▸ **Task to carry out**
Print exactly the lines from the first one down to the line that contains "0.89, 0.97, 1.00];", both included, and skip the pictures.

▸ **Given data**

================================

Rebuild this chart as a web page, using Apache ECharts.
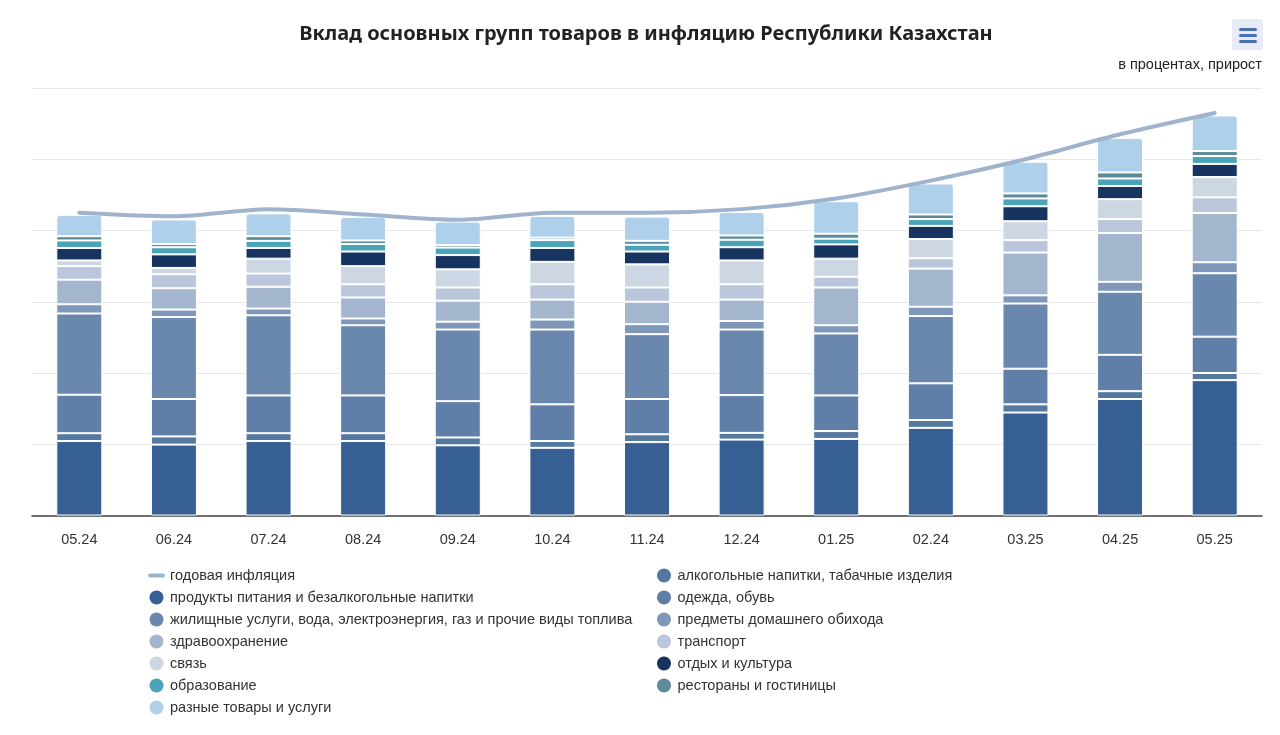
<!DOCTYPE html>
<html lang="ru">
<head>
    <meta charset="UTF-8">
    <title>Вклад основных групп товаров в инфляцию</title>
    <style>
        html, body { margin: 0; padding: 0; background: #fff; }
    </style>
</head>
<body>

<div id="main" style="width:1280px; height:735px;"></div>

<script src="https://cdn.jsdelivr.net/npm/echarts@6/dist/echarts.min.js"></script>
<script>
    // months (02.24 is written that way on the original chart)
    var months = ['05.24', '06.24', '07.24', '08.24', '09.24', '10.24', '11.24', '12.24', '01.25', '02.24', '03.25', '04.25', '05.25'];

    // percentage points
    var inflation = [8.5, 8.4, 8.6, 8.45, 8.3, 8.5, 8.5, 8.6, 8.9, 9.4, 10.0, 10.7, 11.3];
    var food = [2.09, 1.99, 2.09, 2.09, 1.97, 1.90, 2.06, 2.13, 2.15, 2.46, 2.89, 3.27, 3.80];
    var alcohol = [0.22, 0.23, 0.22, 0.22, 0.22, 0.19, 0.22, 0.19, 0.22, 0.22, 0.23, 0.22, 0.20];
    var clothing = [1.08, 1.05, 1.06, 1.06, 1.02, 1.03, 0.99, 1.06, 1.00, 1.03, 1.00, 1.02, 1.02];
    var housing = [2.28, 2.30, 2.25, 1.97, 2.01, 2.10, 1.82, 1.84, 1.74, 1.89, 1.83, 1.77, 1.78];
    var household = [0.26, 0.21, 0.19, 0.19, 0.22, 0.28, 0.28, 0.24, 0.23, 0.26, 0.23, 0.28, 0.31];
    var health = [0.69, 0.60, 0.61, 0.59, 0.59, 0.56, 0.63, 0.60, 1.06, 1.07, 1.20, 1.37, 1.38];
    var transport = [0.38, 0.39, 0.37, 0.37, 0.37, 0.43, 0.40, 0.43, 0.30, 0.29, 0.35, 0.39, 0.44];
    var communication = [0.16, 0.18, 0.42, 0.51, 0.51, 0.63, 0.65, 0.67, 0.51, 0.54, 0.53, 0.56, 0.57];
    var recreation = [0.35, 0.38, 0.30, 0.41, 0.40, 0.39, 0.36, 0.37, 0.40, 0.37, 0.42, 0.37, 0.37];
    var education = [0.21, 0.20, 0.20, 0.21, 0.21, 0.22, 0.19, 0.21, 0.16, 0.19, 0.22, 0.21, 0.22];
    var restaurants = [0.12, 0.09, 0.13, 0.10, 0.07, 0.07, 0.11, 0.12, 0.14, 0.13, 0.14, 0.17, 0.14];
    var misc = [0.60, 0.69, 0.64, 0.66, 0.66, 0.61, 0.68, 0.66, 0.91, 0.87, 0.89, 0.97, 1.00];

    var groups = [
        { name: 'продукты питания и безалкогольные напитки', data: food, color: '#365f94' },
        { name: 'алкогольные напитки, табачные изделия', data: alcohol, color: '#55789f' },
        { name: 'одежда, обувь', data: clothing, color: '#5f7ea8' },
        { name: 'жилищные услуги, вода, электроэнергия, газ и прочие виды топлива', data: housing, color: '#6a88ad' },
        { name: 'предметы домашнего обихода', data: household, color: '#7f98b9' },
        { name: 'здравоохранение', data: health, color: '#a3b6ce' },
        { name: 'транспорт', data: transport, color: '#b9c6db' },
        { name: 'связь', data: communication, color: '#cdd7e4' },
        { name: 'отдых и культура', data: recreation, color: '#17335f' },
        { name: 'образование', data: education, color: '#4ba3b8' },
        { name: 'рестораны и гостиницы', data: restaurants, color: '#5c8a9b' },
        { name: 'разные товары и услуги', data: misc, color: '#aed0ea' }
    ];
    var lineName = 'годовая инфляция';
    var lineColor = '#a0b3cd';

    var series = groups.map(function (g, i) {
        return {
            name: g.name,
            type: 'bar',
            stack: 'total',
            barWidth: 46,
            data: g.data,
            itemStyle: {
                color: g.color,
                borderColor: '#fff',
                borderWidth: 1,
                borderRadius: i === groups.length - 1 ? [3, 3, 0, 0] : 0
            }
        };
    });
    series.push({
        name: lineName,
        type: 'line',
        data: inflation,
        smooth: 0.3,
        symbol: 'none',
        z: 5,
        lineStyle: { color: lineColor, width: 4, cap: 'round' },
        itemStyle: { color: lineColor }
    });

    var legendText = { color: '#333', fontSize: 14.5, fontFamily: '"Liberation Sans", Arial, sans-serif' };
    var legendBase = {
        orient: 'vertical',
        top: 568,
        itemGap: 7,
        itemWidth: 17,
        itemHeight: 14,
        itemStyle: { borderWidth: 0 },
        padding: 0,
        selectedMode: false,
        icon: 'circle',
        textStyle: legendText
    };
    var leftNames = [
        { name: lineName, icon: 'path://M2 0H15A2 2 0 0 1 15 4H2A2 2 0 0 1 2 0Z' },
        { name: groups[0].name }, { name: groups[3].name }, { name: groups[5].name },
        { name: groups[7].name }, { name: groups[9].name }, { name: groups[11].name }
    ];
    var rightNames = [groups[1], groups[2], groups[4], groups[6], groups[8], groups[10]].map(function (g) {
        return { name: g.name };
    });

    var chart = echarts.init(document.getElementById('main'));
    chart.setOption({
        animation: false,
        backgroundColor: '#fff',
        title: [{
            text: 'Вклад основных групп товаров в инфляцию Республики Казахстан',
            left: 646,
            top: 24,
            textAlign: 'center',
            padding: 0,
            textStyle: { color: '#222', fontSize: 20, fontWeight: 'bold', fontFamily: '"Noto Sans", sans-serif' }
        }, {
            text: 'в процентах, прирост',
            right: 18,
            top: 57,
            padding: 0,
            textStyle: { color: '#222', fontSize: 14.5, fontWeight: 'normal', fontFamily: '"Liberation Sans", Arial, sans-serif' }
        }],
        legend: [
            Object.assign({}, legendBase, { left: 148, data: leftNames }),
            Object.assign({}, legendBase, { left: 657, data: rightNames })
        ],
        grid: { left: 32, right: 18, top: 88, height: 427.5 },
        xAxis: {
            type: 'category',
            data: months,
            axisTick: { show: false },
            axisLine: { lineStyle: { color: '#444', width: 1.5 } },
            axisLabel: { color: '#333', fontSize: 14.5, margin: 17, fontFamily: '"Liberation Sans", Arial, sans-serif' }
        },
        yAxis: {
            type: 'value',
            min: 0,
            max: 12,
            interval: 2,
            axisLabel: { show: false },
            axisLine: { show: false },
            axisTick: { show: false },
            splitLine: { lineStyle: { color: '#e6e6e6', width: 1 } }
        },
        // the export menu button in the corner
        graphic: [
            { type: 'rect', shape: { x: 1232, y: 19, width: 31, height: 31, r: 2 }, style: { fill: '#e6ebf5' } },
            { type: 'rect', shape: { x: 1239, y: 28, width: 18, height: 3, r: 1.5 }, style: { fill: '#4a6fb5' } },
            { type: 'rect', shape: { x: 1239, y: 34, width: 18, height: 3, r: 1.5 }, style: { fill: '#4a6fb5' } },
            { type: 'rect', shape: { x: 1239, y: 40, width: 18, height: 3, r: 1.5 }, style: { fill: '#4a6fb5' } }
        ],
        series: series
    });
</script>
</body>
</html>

================================

▸ **Response to the task**
Rebuild this chart as a web page, using Apache ECharts.
<!DOCTYPE html>
<html lang="ru">
<head>
    <meta charset="UTF-8">
    <title>Вклад основных групп товаров в инфляцию</title>
    <style>
        html, body { margin: 0; padding: 0; background: #fff; }
    </style>
</head>
<body>

<div id="main" style="width:1280px; height:735px;"></div>

<script src="https://cdn.jsdelivr.net/npm/echarts@6/dist/echarts.min.js"></script>
<script>
    // months (02.24 is written that way on the original chart)
    var months = ['05.24', '06.24', '07.24', '08.24', '09.24', '10.24', '11.24', '12.24', '01.25', '02.24', '03.25', '04.25', '05.25'];

    // percentage points
    var inflation = [8.5, 8.4, 8.6, 8.45, 8.3, 8.5, 8.5, 8.6, 8.9, 9.4, 10.0, 10.7, 11.3];
    var food = [2.09, 1.99, 2.09, 2.09, 1.97, 1.90, 2.06, 2.13, 2.15, 2.46, 2.89, 3.27, 3.80];
    var alcohol = [0.22, 0.23, 0.22, 0.22, 0.22, 0.19, 0.22, 0.19, 0.22, 0.22, 0.23, 0.22, 0.20];
    var clothing = [1.08, 1.05, 1.06, 1.06, 1.02, 1.03, 0.99, 1.06, 1.00, 1.03, 1.00, 1.02, 1.02];
    var housing = [2.28, 2.30, 2.25, 1.97, 2.01, 2.10, 1.82, 1.84, 1.74, 1.89, 1.83, 1.77, 1.78];
    var household = [0.26, 0.21, 0.19, 0.19, 0.22, 0.28, 0.28, 0.24, 0.23, 0.26, 0.23, 0.28, 0.31];
    var health = [0.69, 0.60, 0.61, 0.59, 0.59, 0.56, 0.63, 0.60, 1.06, 1.07, 1.20, 1.37, 1.38];
    var transport = [0.38, 0.39, 0.37, 0.37, 0.37, 0.43, 0.40, 0.43, 0.30, 0.29, 0.35, 0.39, 0.44];
    var communication = [0.16, 0.18, 0.42, 0.51, 0.51, 0.63, 0.65, 0.67, 0.51, 0.54, 0.53, 0.56, 0.57];
    var recreation = [0.35, 0.38, 0.30, 0.41, 0.40, 0.39, 0.36, 0.37, 0.40, 0.37, 0.42, 0.37, 0.37];
    var education = [0.21, 0.20, 0.20, 0.21, 0.21, 0.22, 0.19, 0.21, 0.16, 0.19, 0.22, 0.21, 0.22];
    var restaurants = [0.12, 0.09, 0.13, 0.10, 0.07, 0.07, 0.11, 0.12, 0.14, 0.13, 0.14, 0.17, 0.14];
    var misc = [0.60, 0.69, 0.64, 0.66, 0.66, 0.61, 0.68, 0.66, 0.91, 0.87, 0.89, 0.97, 1.00];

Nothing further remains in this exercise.